* _Exercise description_: Do not repeat pictures. Repeat exactly the lines of the listing below from its first line through the line with "note_y = [36.5, 34.5, 32.45, 30.45, 28.45]".

* _Provided data_:
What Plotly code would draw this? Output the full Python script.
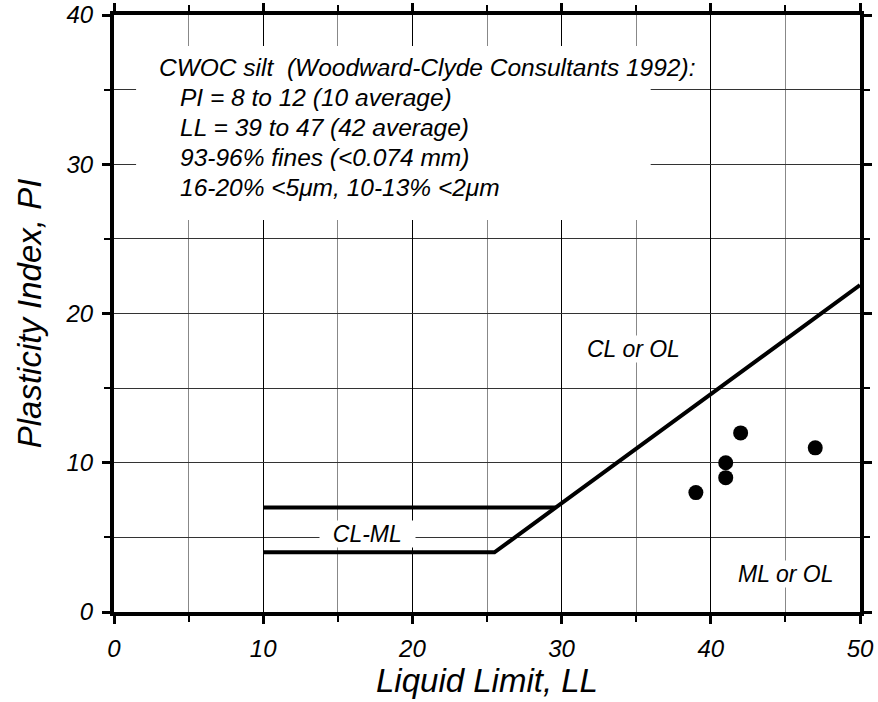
import plotly.graph_objects as go

# ---- data ----
LL = [39, 41, 41, 42, 47]
PI = [8, 10, 9, 12, 11]

a_line_LL = [10, 25.5, 50]
a_line_PI = [4, 4, 21.9]

upper_LL = [10, 29.6]
upper_PI = [7, 7]

note_lines = [
    "CWOC silt  (Woodward-Clyde Consultants 1992):",
    "PI = 8 to 12 (10 average)",
    "LL = 39 to 47 (42 average)",
    "93-96% fines (<0.074 mm)",
    "16-20% <5\u03bcm, 10-13% <2\u03bcm",
]
note_x = [2.9, 4.3, 4.3, 4.3, 4.3]
note_y = [36.5, 34.5, 32.45, 30.45, 28.45]

zone_labels = ["CL or OL", "ML or OL", "\u00a0\u00a0CL-ML\u00a0\u00a0"]
zone_x = [34.8, 45.0, 17.0]
zone_y = [17.6, 2.55, 5.2]

x_ticks = [0, 10, 20, 30, 40, 50]
y_ticks = [0, 10, 20, 30, 40]

FONT = "Liberation Sans, Arial, sans-serif"

fig = go.Figure()

fig.add_trace(go.Scatter(x=a_line_LL, y=a_line_PI, mode="lines",
                         line=dict(color="black", width=4), hoverinfo="skip"))
fig.add_trace(go.Scatter(x=upper_LL, y=upper_PI, mode="lines",
                         line=dict(color="black", width=4), hoverinfo="skip"))
fig.add_trace(go.Scatter(x=LL, y=PI, mode="markers",
                         marker=dict(color="black", size=15, line=dict(width=0))))

# white box behind note text
fig.add_shape(type="rect", xref="x", yref="y", x0=1.48, x1=35.97, y0=26.27, y1=37.92,
              fillcolor="white", line=dict(width=0), layer="above")

for t, x, y in zip(note_lines, note_x, note_y):
    fig.add_annotation(x=x, y=y, xref="x", yref="y", text=t, showarrow=False,
                       xanchor="left", yanchor="middle",
                       font=dict(family=FONT, size=24.5, color="black", style="italic"))

for t, x, y in zip(zone_labels, zone_x, zone_y):
    fig.add_annotation(x=x, y=y, xref="x", yref="y", text=t, showarrow=False,
                       xanchor="center", yanchor="middle", bgcolor="white", borderpad=0,
                       font=dict(family=FONT, size=23, color="black", style="italic"))

axis_common = dict(
    showline=True, linecolor="black", linewidth=4, mirror="ticks",
    ticks="outside", ticklen=8, tickwidth=3, tickcolor="black",
    tickfont=dict(family=FONT, size=24, color="black", style="italic"),
    zeroline=False, showgrid=True, gridwidth=1, automargin=False,
)

fig.update_xaxes(range=[0, 50], tickvals=x_ticks, gridcolor="black",
                 minor=dict(dtick=5, ticks="outside", ticklen=6, tickwidth=2,
                            tickcolor="black", showgrid=True, gridcolor="#888888", gridwidth=1),
                 ticklabelstandoff=4,
                 title=dict(text="Liquid Limit, LL", standoff=2,
                            font=dict(family=FONT, size=33, color="black", style="italic")),
                 **axis_common)
fig.update_yaxes(range=[0, 40], tickvals=y_ticks, gridcolor="#333333",
                 minor=dict(dtick=5, ticks="outside", ticklen=6, tickwidth=2,
                            tickcolor="black", showgrid=True, gridcolor="#333333", gridwidth=1),
                 ticklabelstandoff=4,
                 title=dict(text="Plasticity Index, PI", standoff=15,
                            font=dict(family=FONT, size=33, color="black", style="italic")),
                 **axis_common)

fig.update_layout(
    width=878, height=702,
    margin=dict(l=114, r=18, t=15, b=90),
    paper_bgcolor="white", plot_bgcolor="white",
    showlegend=False,
    font=dict(family=FONT, color="black", style="italic"),
)

fig.write_html("out.html", config={"displayModeBar": False},
               post_script="document.body.style.margin='0px';")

* _Answer for the task_:
What Plotly code would draw this? Output the full Python script.
import plotly.graph_objects as go

# ---- data ----
LL = [39, 41, 41, 42, 47]
PI = [8, 10, 9, 12, 11]

a_line_LL = [10, 25.5, 50]
a_line_PI = [4, 4, 21.9]

upper_LL = [10, 29.6]
upper_PI = [7, 7]

note_lines = [
    "CWOC silt  (Woodward-Clyde Consultants 1992):",
    "PI = 8 to 12 (10 average)",
    "LL = 39 to 47 (42 average)",
    "93-96% fines (<0.074 mm)",
    "16-20% <5\u03bcm, 10-13% <2\u03bcm",
]
note_x = [2.9, 4.3, 4.3, 4.3, 4.3]
note_y = [36.5, 34.5, 32.45, 30.45, 28.45]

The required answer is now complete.